**Input rows**
□ □ □ □ □

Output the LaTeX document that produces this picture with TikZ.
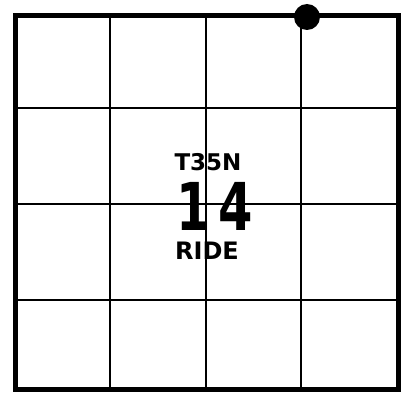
\documentclass[tikz,border=0pt]{standalone}
\usepackage{fontspec}
\newfontfamily\mapfont{DejaVu Sans}
\usepackage{tikz}

\begin{document}
\begin{tikzpicture}[x=1pt, y=1pt, every node/.style={font=\mapfont\bfseries, inner sep=0pt, text depth=0pt}]
	\useasboundingbox (0,0) rectangle (408,392);
	\coordinate (sw) at (15.5,2.5); \coordinate (ne) at (398,376);
	\foreach \x in {110,206,301} {\draw[line width=2.3pt] (\x,2.5) -- (\x,376);}
	\foreach \y in {92,188,284} {\draw[line width=2.3pt] (15.5,\y) -- (398,\y);}
	\draw[line width=5pt] (sw) rectangle (ne);
	\fill (307,375) circle (13);
	\node[text height=17pt, anchor=south] (twp) at (208,221) {\fontsize{23}{23}\selectfont T35N};
	\node[text height=48pt, anchor=south, xscale=0.75] (sec) at (215,161) {\fontsize{66}{66}\selectfont 1\kern10pt4};
	\node[text height=18pt, anchor=south] (rng) at (207,132) {\fontsize{24}{24}\selectfont RIDE};
\end{tikzpicture}
\end{document}
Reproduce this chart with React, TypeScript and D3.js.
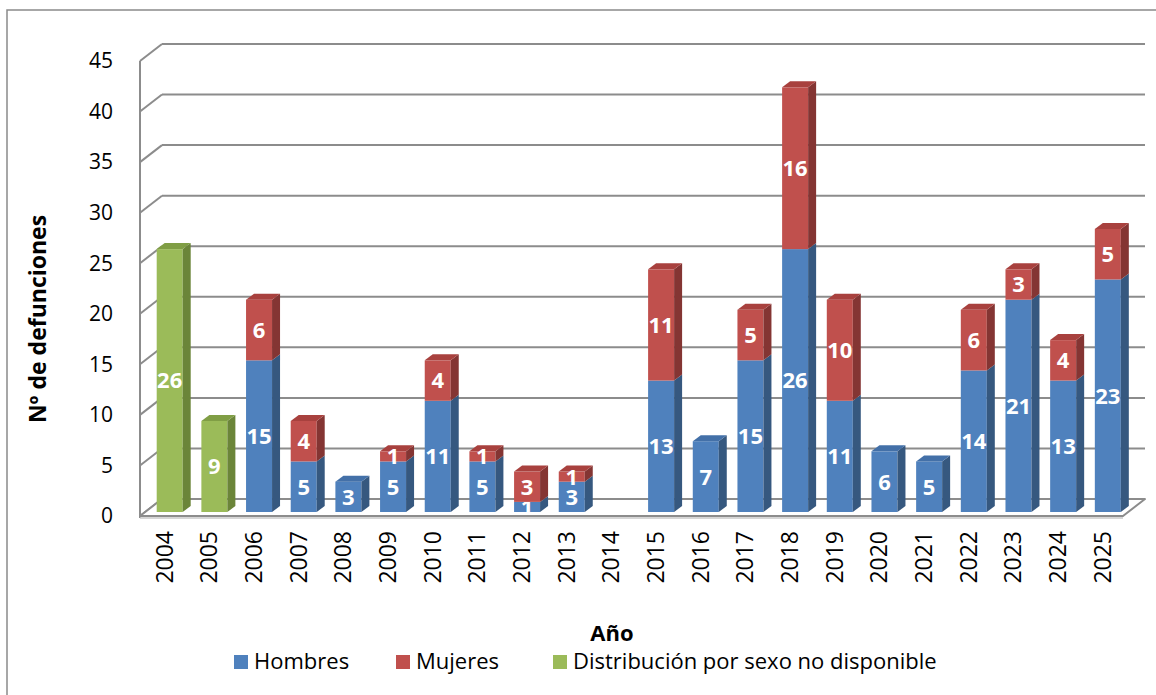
import React from "react";
import * as d3 from "d3";

// data
const years = ["2004", "2005", "2006", "2007", "2008", "2009", "2010", "2011", "2012", "2013", "2014",
  "2015", "2016", "2017", "2018", "2019", "2020", "2021", "2022", "2023", "2024", "2025"];
const hombres = [0, 0, 15, 5, 3, 5, 11, 5, 1, 3, 0, 13, 7, 15, 26, 11, 6, 5, 14, 21, 13, 23];
const mujeres = [0, 0, 6, 4, 0, 1, 4, 1, 3, 1, 0, 11, 0, 5, 16, 10, 0, 0, 6, 3, 4, 5];
const sinSexo = [26, 9, 0, 0, 0, 0, 0, 0, 0, 0, 0, 0, 0, 0, 0, 0, 0, 0, 0, 0, 0, 0];
const yTicks = [0, 5, 10, 15, 20, 25, 30, 35, 40, 45];

const seriesNames = ["Hombres", "Mujeres", "Distribución por sexo no disponible"];
const palette = [
  { front: "#4F81BD", side: "#36587f", top: "#4370a8" },
  { front: "#C0504D", side: "#843533", top: "#a8413e" },
  { front: "#9BBB59", side: "#6b8539", top: "#809e45" },
];

const FONT = "'Open Sans', 'DejaVu Sans', sans-serif";
const GRID = "#8c8c8c";

// 3D geometry
const DX = 22; // wall depth
const DY = 17;
const BDX = 8; // bar depth
const BDY = 6;
const BAR_OFF = 13; // bar front plane, px below back wall
const BAR_W = 26;

export default function App() {
  const yBack = d3.scaleLinear().domain([0, 45]).range([499, 44]);
  const x = d3.scaleBand<string>().domain(years).range([145.4, 1128.2]).padding(0);
  const barX = (yr: string) => (x(yr) as number) + 11.3;
  const yBar = (v: number) => yBack(v) + BAR_OFF;

  const rows = years.map((yr, i) => ({ yr, vals: [sinSexo[i], hombres[i], mujeres[i]], idx: [2, 0, 1] }));

  const x0 = 140;
  const backLeft = x0 + DX;
  const backRight = 1145;

  return (
    <svg width={1156} height={695} style={{ position: "absolute", left: 0, top: 0, background: "#fff" }}>
      <rect x={7} y={10} width={1170} height={700} fill="#fff" stroke="#8a8a8a" strokeWidth={1.5} />

      {/* walls */}
      {yTicks.map((t) => (
        <g key={t}>
          {t > 0 && (
            <line x1={backLeft} x2={backRight} y1={yBack(t)} y2={yBack(t)} stroke={GRID} strokeWidth={2} />
          )}
          <line x1={x0} y1={yBack(t) + DY} x2={backLeft} y2={yBack(t)} stroke={GRID} strokeWidth={2} />
          <text x={113} y={yBack(t) + DY} dy="0.35em" textAnchor="end" fontFamily={FONT} fontSize={21} fill="#000">
            {t}
          </text>
        </g>
      ))}
      <line x1={x0} x2={x0} y1={yBack(45) + DY} y2={yBack(0) + DY + 2} stroke={GRID} strokeWidth={2} />

      {/* floor */}
      <polygon
        points={`${x0},${yBack(0) + DY} ${backRight - DX},${yBack(0) + DY} ${backRight},${yBack(0)} ${backLeft},${yBack(0)}`}
        fill="#fff" stroke={GRID} strokeWidth={2} strokeLinejoin="round"
      />
      <line x1={x0} x2={backRight - DX} y1={yBack(0) + DY + 2} y2={yBack(0) + DY + 2} stroke="#c8c8c8" strokeWidth={1.5} />

      {/* bars */}
      {rows.map((r) => {
        const bx = barX(r.yr);
        let acc = 0;
        const segs = r.vals
          .map((v, k) => {
            const s = { v, c: palette[r.idx[k]], y0: acc, y1: acc + v };
            acc += v;
            return s;
          })
          .filter((s) => s.v > 0);
        return (
          <g key={r.yr}>
            {segs.map((s, k) => {
              const yt = yBar(s.y1);
              const yb = yBar(s.y0);
              const isTop = k === segs.length - 1;
              return (
                <g key={k}>
                  <rect x={bx} y={yt} width={BAR_W} height={yb - yt} fill={s.c.front} />
                  <polygon
                    points={`${bx + BAR_W},${yt} ${bx + BAR_W + BDX},${yt - BDY} ${bx + BAR_W + BDX},${yb - BDY} ${bx + BAR_W},${yb}`}
                    fill={s.c.side}
                  />
                  {isTop && (
                    <polygon
                      points={`${bx},${yt} ${bx + BDX},${yt - BDY} ${bx + BAR_W + BDX},${yt - BDY} ${bx + BAR_W},${yt}`}
                      fill={s.c.top}
                    />
                  )}
                  <text
                    x={bx + BAR_W / 2}
                    y={(yt + yb) / 2}
                    dy="0.36em"
                    textAnchor="middle"
                    fontFamily={FONT}
                    fontWeight="bold"
                    fontSize={22}
                    fill="#fff"
                  >
                    {s.v}
                  </text>
                </g>
              );
            })}
          </g>
        );
      })}

      {/* x tick labels */}
      {years.map((yr) => (
        <text
          key={yr}
          transform={`translate(${barX(yr) + BAR_W / 2 + 3},${531}) rotate(-90)`}
          textAnchor="end"
          fontFamily={FONT}
          fontSize={23}
          fill="#000"
        >
          {yr}
        </text>
      ))}

      {/* axis titles */}
      <text
        transform={`translate(46,319) rotate(-90)`}
        textAnchor="middle"
        fontFamily={FONT}
        fontWeight="bold"
        fontSize={23}
        fill="#000"
      >
        Nº de defunciones
      </text>
      <text x={612} y={641} textAnchor="middle" fontFamily={FONT} fontWeight="bold" fontSize={22} fill="#000">
        Año
      </text>

      {/* legend */}
      {[
        { lx: 234, i: 0 },
        { lx: 396, i: 1 },
        { lx: 553, i: 2 },
      ].map((l) => (
        <g key={l.i}>
          <rect x={l.lx} y={655} width={14} height={14} fill={palette[l.i].front} />
          <text x={l.lx + 20} y={669} fontFamily={FONT} fontSize={22} fill="#000">
            {seriesNames[l.i]}
          </text>
        </g>
      ))}
    </svg>
  );
}
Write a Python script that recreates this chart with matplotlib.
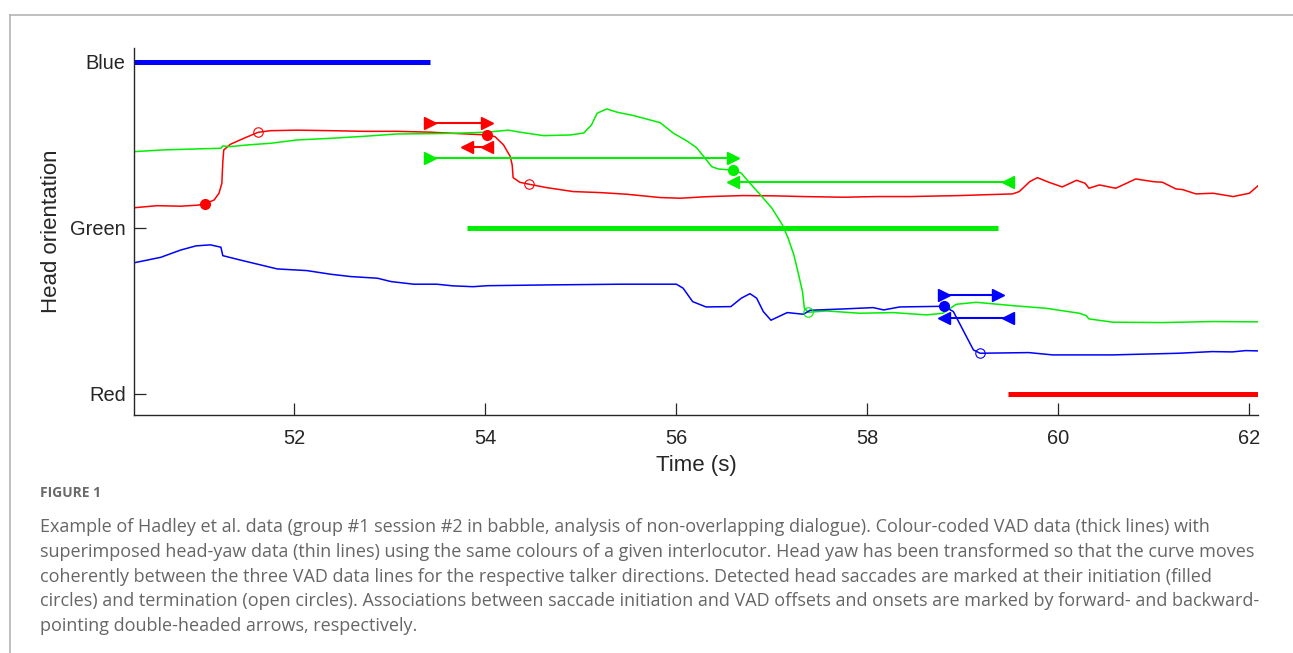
import numpy as np
import matplotlib
matplotlib.use("Agg")
import matplotlib.pyplot as plt
from matplotlib.lines import Line2D

# head-yaw traces (time in s, orientation: Red=0, Green=1, Blue=2)
red_t = [50.33, 50.56, 50.81, 50.98, 51.06, 51.16, 51.21, 51.24, 51.25, 51.26, 51.33, 51.47,
         51.62, 51.75, 52.03, 52.38, 52.73, 53.07, 53.42, 53.66, 54.02, 54.10, 54.19, 54.26,
         54.28, 54.29, 54.36, 54.46, 54.64, 54.92, 55.20, 55.48, 55.83, 56.04, 56.28, 56.35,
         56.70, 57.05, 57.33, 57.75, 58.10, 58.44, 58.97, 59.18, 59.52, 59.59, 59.70, 59.78,
         59.90, 60.04, 60.19, 60.28, 60.32, 60.43, 60.60, 60.81, 60.99, 61.09, 61.23, 61.30,
         61.44, 61.62, 61.83, 62.00, 62.10]
red_y = [1.122, 1.134, 1.131, 1.137, 1.143, 1.169, 1.209, 1.269, 1.399, 1.470, 1.504, 1.540,
         1.576, 1.586, 1.589, 1.586, 1.582, 1.582, 1.577, 1.570, 1.560, 1.550, 1.500, 1.430,
         1.380, 1.303, 1.275, 1.263, 1.243, 1.219, 1.213, 1.203, 1.183, 1.179, 1.187, 1.189,
         1.195, 1.193, 1.189, 1.185, 1.189, 1.189, 1.195, 1.199, 1.205, 1.219, 1.279, 1.303,
         1.275, 1.247, 1.287, 1.269, 1.239, 1.259, 1.239, 1.295, 1.279, 1.275, 1.235, 1.231,
         1.205, 1.209, 1.189, 1.209, 1.259]

green_t = [50.33, 50.63, 50.98, 51.23, 51.25, 51.33, 51.51, 51.75, 52.03, 52.38, 52.73, 53.07,
           53.42, 53.67, 54.02, 54.24, 54.36, 54.61, 54.89, 55.03, 55.11, 55.17, 55.27, 55.38,
           55.55, 55.76, 55.83, 55.97, 56.11, 56.21, 56.30, 56.37, 56.44, 56.59, 56.68, 56.77,
           56.88, 57.00, 57.11, 57.17, 57.23, 57.28, 57.32, 57.34, 57.38, 57.57, 57.92, 58.27,
           58.62, 58.79, 58.93, 59.14, 59.52, 59.87, 60.22, 60.29, 60.32, 60.57, 61.09, 61.62,
           62.10]
green_y = [1.460, 1.470, 1.476, 1.480, 1.494, 1.490, 1.500, 1.510, 1.530, 1.540, 1.552, 1.566,
           1.568, 1.570, 1.577, 1.589, 1.577, 1.556, 1.560, 1.572, 1.620, 1.691, 1.717, 1.697,
           1.677, 1.645, 1.634, 1.570, 1.524, 1.484, 1.420, 1.369, 1.355, 1.348, 1.330, 1.269,
           1.199, 1.119, 1.018, 0.938, 0.837, 0.717, 0.616, 0.516, 0.492, 0.500, 0.486, 0.490,
           0.476, 0.486, 0.540, 0.552, 0.532, 0.516, 0.486, 0.472, 0.452, 0.432, 0.430, 0.436,
           0.434]

blue_t = [50.33, 50.60, 50.81, 50.97, 51.12, 51.23, 51.25, 51.43, 51.82, 52.13, 52.38, 52.59,
          52.87, 53.01, 53.25, 53.49, 53.66, 53.87, 54.02, 54.71, 55.41, 56.00, 56.07, 56.17,
          56.31, 56.57, 56.68, 56.77, 56.84, 56.91, 56.99, 57.16, 57.33, 57.40, 57.75, 58.06,
          58.17, 58.34, 58.80, 58.90, 59.01, 59.11, 59.18, 59.69, 59.94, 60.56, 61.26, 61.61,
          61.82, 61.96, 62.10]
blue_y = [0.791, 0.823, 0.867, 0.892, 0.898, 0.884, 0.833, 0.807, 0.753, 0.743, 0.721, 0.707,
          0.697, 0.677, 0.661, 0.661, 0.651, 0.646, 0.652, 0.657, 0.661, 0.661, 0.637, 0.556,
          0.524, 0.526, 0.577, 0.604, 0.577, 0.496, 0.444, 0.490, 0.480, 0.504, 0.512, 0.520,
          0.506, 0.524, 0.528, 0.496, 0.375, 0.265, 0.245, 0.249, 0.235, 0.235, 0.245, 0.255,
          0.253, 0.261, 0.259]

# VAD segments: (start, end, level)
vad_blue = (50.0, 53.42, 2)
vad_green = (53.81, 59.37, 1)
vad_red = (59.47, 62.3, 0)

# saccade initiation (filled) and termination (open)
init_t = {"r": [51.06, 54.02], "g": [56.59], "b": [58.80]}
init_y = {"r": [1.143, 1.560], "g": [1.348], "b": [0.528]}
term_t = {"r": [51.62, 54.46], "g": [57.38], "b": [59.18]}
term_y = {"r": [1.576, 1.263], "g": [0.492], "b": [0.245]}

# arrows: (t0, t1, level, direction)
arrows_r = [(53.42, 54.02, 1.633, ">"), (53.81, 54.02, 1.488, "<")]
arrows_g = [(53.42, 56.59, 1.422, ">"), (56.59, 59.47, 1.277, "<")]
arrows_b = [(58.80, 59.37, 0.596, ">"), (58.80, 59.47, 0.458, "<")]

ytick_pos = [0, 1, 2]
ytick_lab = ["Red", "Green", "Blue"]
xtick_pos = [52, 54, 56, 58, 60, 62]

RED, GREEN, BLUE = "#ff0000", "#00ee00", "#0000ff"
cols = {"r": RED, "g": GREEN, "b": BLUE}

plt.rcParams['font.family'] = ['Liberation Sans', 'DejaVu Sans']
fig = plt.figure(figsize=(12.93, 6.53), dpi=100)
ax = fig.add_axes([134/1293, 1-415/653, (1258-134)/1293, (415-48)/653])

for (a, b, lv), c in [(vad_blue, BLUE), (vad_green, GREEN), (vad_red, RED)]:
    ax.plot([a, b], [lv, lv], color=c, lw=3.6, solid_capstyle="butt")

ax.plot(red_t, red_y, color=RED, lw=1.1)
ax.plot(green_t, green_y, color=GREEN, lw=1.1)
ax.plot(blue_t, blue_y, color=BLUE, lw=1.1)

for k, arrs in [("r", arrows_r), ("g", arrows_g), ("b", arrows_b)]:
    for t0, t1, lv, m in arrs:
        ax.plot([t0, t1], [lv, lv], color=cols[k], lw=1.5, marker=m, ms=8, mec=cols[k])
    ax.plot(init_t[k], init_y[k], "o", color=cols[k], ms=7)
    ax.plot(term_t[k], term_y[k], "o", mfc="none", mec=cols[k], ms=6.8, mew=0.8)

ax.set_xlim(50.32, 62.09)
ax.set_ylim(-0.127, 2.084)
ax.set_yticks(ytick_pos)
ax.set_yticklabels(ytick_lab)
ax.set_xticks(xtick_pos)
ax.spines["top"].set_visible(False)
ax.spines["right"].set_visible(False)
for s in ["left", "bottom"]:
    ax.spines[s].set_color("#262626")
    ax.spines[s].set_linewidth(1.0)
ax.tick_params(direction="in", length=8.5, width=0.9, colors="#262626", labelsize=14.4)
ax.tick_params(axis="x", pad=10)
ax.tick_params(axis="y", pad=6)
ax.set_xlabel("Time (s)", fontsize=16, color="#262626", labelpad=5)
ax.set_ylabel("Head orientation", fontsize=16, color="#262626", labelpad=6)

# page frame
fig.add_artist(Line2D([10/1293, 1], [1-15/653, 1-15/653], color="#b4b4b4", lw=1.2))
fig.add_artist(Line2D([10/1293, 10/1293], [0, 1-15/653], color="#b4b4b4", lw=1.2))

fig.text(40/1293, 1-493/653, "FIGURE 1", fontsize=10, fontweight="bold", color="#6a6a6a",
         family="Open Sans", va="center", ha="left")
caption = [
    "Example of Hadley et al. data (group #1 session #2 in babble, analysis of non-overlapping dialogue). Colour-coded VAD data (thick lines) with",
    "superimposed head-yaw data (thin lines) using the same colours of a given interlocutor. Head yaw has been transformed so that the curve moves",
    "coherently between the three VAD data lines for the respective talker directions. Detected head saccades are marked at their initiation (filled",
    "circles) and termination (open circles). Associations between saccade initiation and VAD offsets and onsets are marked by forward- and backward-",
    "pointing double-headed arrows, respectively.",
]
for i, line in enumerate(caption):
    fig.text(40/1293, 1-(527+24.8*i)/653, line, fontsize=13.0, color="#666666",
             family="Open Sans", va="center", ha="left")

fig.savefig("out.png", dpi=100)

□ □ □ □ □

Leave the pictures aside and restate exactly the lines from the one containing "Reproduce this chart" to the one containing "import * as", those two lines included.

Reproduce this chart with React, TypeScript and D3.js.
import React from "react";
import * as d3 from "d3";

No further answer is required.